Sonic Cinema

Sounds, Visions and Insights by Brian Skutle

American Graffiti

Grade : A+ Year : 1973 Director : George Lucas Running Time : 1hr 50min Genre : ,
Movie review score
A+

It’s unfair to critique George Lucas as a filmmaker solely on the basis of the “Star Wars” prequels, especially when you consider that they were the first films he had directed in over 20 years. Of course, you can’t base an opinion on Lucas on the first three films he made, either, but you can certainly make the case that before his two-decade hiatus from directing, he sure knew how to tell a story.

While “Star Wars: Episode IV- A New Hope” remains his most entertaining film, and “THX-1138” is, without question, his boldest, his second film, the ’60s-set “American Graffiti,” is arguably his most confident movie, and certainly, the one closest to his heart. Before he went to USC and became one of the most technically ambitious filmmakers of all-time, he was a car enthusiast in his hometown of Modesto, just outside of San Francisco. When Francis Ford Coppola, his friend and producer on both “THX” and “Graffiti,” bet him he couldn’t make a comedy after the miserable experience of “THX,” Lucas took the bet, and the result resonates with a heart and soul we haven’t really felt this strongly in Lucas’s work since.

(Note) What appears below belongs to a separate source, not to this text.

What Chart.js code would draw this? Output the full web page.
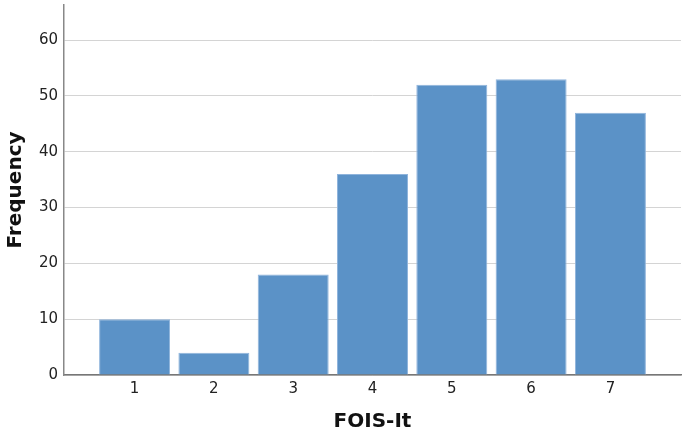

In a lot of ways, “Graffiti” is the counterpoint to “Easy Rider,” the 1969 Dennis Hopper road film that helped usher in the counter-culture of artistic rebellion that paved the way for the likes of Coppola and Lucas in the 1970s. Set in 1962, this isn’t about people getting high off of sex, drugs, and rock-and-roll, although at least two of those figure prominently in the script by Lucas, Gloria Katz, and Willard Huyck, the latter two of whom brought Lucas’s most infamous bomb, 1986’s “Howard the Duck,” to the screen. (I no longer hold that against them after watching this for the first time.) “Graffiti” follows a series of small-town teenagers as they go cruisin’ through town, and getting into adventures, on the night before a couple of them (Ron Howard’s Steve, and Richard Dreyfuss’s Curt) are supposed to be heading off to college.

In a lot of ways, I’m inclined to say that “American Graffiti” actually set a template for a lot of youthful movies to come, whether it’s the rowdy comedy of “Animal House” and “Porky’s”; the sentimental teen angst of “Sixteen Candles” and “The Breakfast Club”; or the more contemporary fare of “American Pie” or “Accepted.” On their surfaces, these movies don’t have a lot in common, but they all revolve around a series of friends going through various rites of passage into adulthood. Yes, there were films before “American Graffiti” that did the same thing, but there’s something about the tone and characterizations in Lucas’s film that feel more akin to these latter films, whether you’re talking about the misadventures of Terry (Charles Martin Smith) when he is put in charge of Steve’s beloved car; the slick racer John (Paul Le Mat), and his unexpectedly offbeat journeys with a young woman (Mackenzie Phillips); the somewhat menacing Bob Falfa (Harrison Ford), a new guy in town looking to challenge John to a race; Steve’s rocky relationship with his girlfriend, Laurie (Cindy Williams), who doesn’t like the idea of a long-term “open” relationship; and Curt’s falling in with some thugs who have an illegal idea of having fun. Lucas makes the film a true ensemble piece; although Steve, Curt, and Terry are the main actors in the film, there’s an organic whole to the film that recalls another maverick from the other side of the ’70s filmmakers…Robert Altman.

We won’t know what kind of filmmaker George Lucas would have been had he NOT made “Star Wars,” but if “American Graffiti,” with its unforgettable rock soundtrack and flat-out fantastic cameo by radio personality “Wolfman” Jack, is any indication, we might have missed out on a wonderful storyteller in the best tradition of his friends from this “golden age” of cinema. Maybe he’s still in there, and if not, at least we can look back at this film, and smile along with the characters, who have found their place in the world by the time the credits roll.